The new geckel material exploits this ability but also combines it with the sticking power of mussels.
It consists of a base of densely packed silicone setae coated with a polymer that mimics amino acids found in the glues of mussels.
"I was reading a research paper about the drop of adhesion in geckos when [they go] under water, and it hit me: maybe we could apply what we know about mussels to make gecko adhesion work under water," said Professor Messersmith
Tests showed that the material could be stuck and unstuck more than 1,000 times, even when used under water.

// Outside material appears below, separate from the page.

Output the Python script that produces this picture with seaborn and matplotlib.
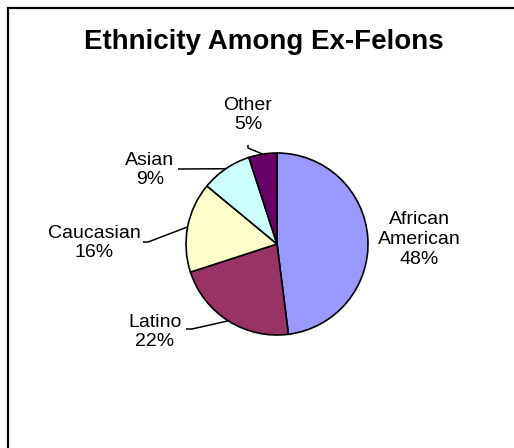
import numpy as np
import matplotlib
matplotlib.use("Agg")
import matplotlib.pyplot as plt
from matplotlib.lines import Line2D
import seaborn as sns

# ---- data ----
categories = ["African\nAmerican", "Latino", "Caucasian", "Asian", "Other"]
values = [48, 22, 16, 9, 5]
colors = ["#9999FF", "#993366", "#FFFFCC", "#CCFFFF", "#660066"]
title = "Ethnicity Among Ex-Felons"

# ---- layout (pixel coordinates, y from top) ----
W, H = 514, 448
pie_center = (277, 244)
pie_radius = 91
label_pos = [(419.5, 239.5), (155, 332), (94, 243), (150, 170), (248, 115)]
# leader line: label-end point and elbow point (None = no leader)
leader = [None,
          [(186, 329), (192, 329)],
          [(143, 242), (148, 242)],
          [(178, 169), (178, 169)],
          [(248, 145), (248, 148)]]

sns.set_theme(style="white")
plt.rcParams["font.family"] = ["Liberation Sans", "DejaVu Sans"]

fig = plt.figure(figsize=(W / 100, H / 100), dpi=100)
fig.patch.set_facecolor("white")
ax = fig.add_axes([0, 0, 1, 1])

def fy(y):
    return H - y

wedges, _ = ax.pie(values, colors=colors, startangle=90, counterclock=False,
                   center=(pie_center[0], fy(pie_center[1])), radius=pie_radius,
                   wedgeprops=dict(edgecolor="black", linewidth=1.2))
ax.set_xlim(0, W)
ax.set_ylim(0, H)
ax.set_axis_off()

for w, cat, v, pos, ld in zip(wedges, categories, values, label_pos, leader):
    ax.text(pos[0], fy(pos[1]), f"{cat}\n{v}%", ha="center", va="center",
            fontsize=14, color="black", linespacing=1.2)
    if ld is not None:
        ang = np.deg2rad((w.theta1 + w.theta2) / 2)
        cx, cy = w.center
        ex = cx + w.r * np.cos(ang)
        ey = cy + w.r * np.sin(ang)
        xs = [ld[0][0], ld[1][0], ex]
        ys = [fy(ld[0][1]), fy(ld[1][1]), ey]
        ax.plot(xs, ys, color="black", linewidth=1.1, solid_capstyle="butt")

fig.text(264 / W, 1 - 42 / H, title, ha="center", va="center",
         fontsize=20, fontweight="bold", color="black")

# outer frame (left and top edges only visible)
fx = 8 / W
ftop = 1 - 8 / H
fig.lines.append(Line2D([fx, fx, 1.05], [-0.05, ftop, ftop],
                        transform=fig.transFigure, color="black",
                        linewidth=1.6, solid_joinstyle="miter"))

fig.savefig("out.png", dpi=100, facecolor="white")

The researchers said that other materials had only demonstrated "a few contact cycles".
Removing the polymer coating drastically reduced its efficiency.

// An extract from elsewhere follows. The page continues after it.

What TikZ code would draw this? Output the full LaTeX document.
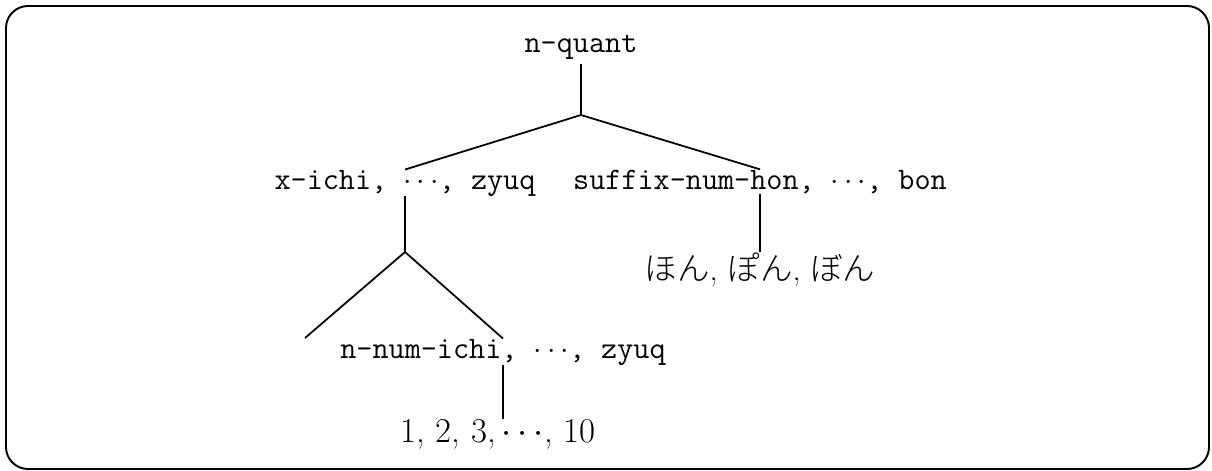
\documentclass[tikz,border=0pt]{standalone}
\usepackage{fontspec}
\newfontfamily\cjk{Noto Sans CJK JP}[UprightFont=* Light]
\begin{document}
\begin{tikzpicture}[x=0.02cm, y=-0.02cm,
  lbl/.style={inner sep=0pt, anchor=base, font=\ttfamily\fontsize{17.8}{21}\selectfont},
  rml/.style={inner sep=0pt, anchor=base, font=\rmfamily\fontsize{18.5}{22}\selectfont},
  numl/.style={inner sep=0pt, anchor=base, font=\rmfamily\fontsize{19.8}{23}\selectfont},
  edge/.style={line width=1pt},
  frame/.style={line width=1.1pt, rounded corners=0.44cm}]
\useasboundingbox (0,0) rectangle (1212,470);
% outer frame
\draw[frame] (6,6) rectangle (1209,469);

% tree labels
\node[lbl] (q)  at (581,52)  {n-quant};
\node[lbl] (l)  at (405,189) {x-ichi, $\cdots$, zyuq};
\node[lbl] (r)  at (760,189) {suffix-num-hon, $\cdots$, bon};
\node[rml] (jp) at (760,280) {{\cjk ほん}, {\cjk ぽん}, {\cjk ぼん}};
\node[lbl] (nn) at (503,358) {n-num-ichi, $\cdots$, zyuq};
\node[numl] (num) at (498,442) {1, 2, 3,\,$\cdots$, 10};

% branching points
\coordinate (a1) at (581,115);
\coordinate (a2) at (405,252);
\coordinate (e)  at (305,338);

% connectors
\draw[edge] ([yshift=-0.1cm]q.south) -- (a1);
\draw[edge] (a1) -- (l.north);
\draw[edge] (a1) -- (r.north);
\draw[edge] (r.south) -- (r.south |- jp.north);
\draw[edge] (l.south) -- (a2);
\draw[edge] (a2) -- (e);
\draw[edge] (a2) -- (nn.north);
\draw[edge] (nn.south) -- (nn.south |- num.north);
\end{tikzpicture}
\end{document}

Creating a cheap, mass produced adhesive that mimics the sticking power of the cold-blooded gecko has long been a goal of scientists.
In 2003, a team from the University of Manchester, UK, produced small quantities of a sticky gecko tape.
It was produced using electron-beam lithography, a process in which a beam of electrons etches patterns in a surface.
The same technique is used to make geckel but is expensive and difficult to scale-up for mass production.
For example, the pieces of geckel used in the latest experiments were just 60 nanometres (billionths of a metre) in diameter.
"We have demonstrated a proof of concept," said Professor Messersmith.
"The challenge will be to scale up the technology and still have the geckel material exhibit adhesive behaviour."
But last year, researchers at aerospace and defence firm BAE Systems raised hopes of mass production when they showed off centimetre length strips of a plastic, known as Synthetic Gecko.
Using a technique known as photo-lithography, common in the silicon industry, they have since been able to scale up production.
"We've now got large pieces," said Dr Sajad Haq, a research scientist at the company's Advanced Technology Centre in Bristol, UK.
He was unable to reveal the exact size of the sheets as the company has applied for patents on the material.
He also said that they had optimised the design of the nylon-like material, which is covered with millions of tiny mushroom-like hairs.
Synthetic Gecko is composed of millions of mushroom-shaped hairs
"We've now got the material working on rough surfaces and wet surfaces; so it does work underwater for example." he said.
Crucially, he said, his team had not had to tweak the design too much to make it work when wet.
"The material we use is still a simple system," he said. "We haven't had to do anything complex to ensure it works underwater."
He also said that, like geckel, Synthetic Gecko could be re-used over and over again.
Once patented, the firm plans to use the material for a range of applications from repair patches for tanks, aircraft and submarines to crawler robots.
"It's becoming more and more practical," he said. "It's getting very close to a high maturity level."
As the Synthetic Gecko research is commercially sensitive, specific details have not yet been published.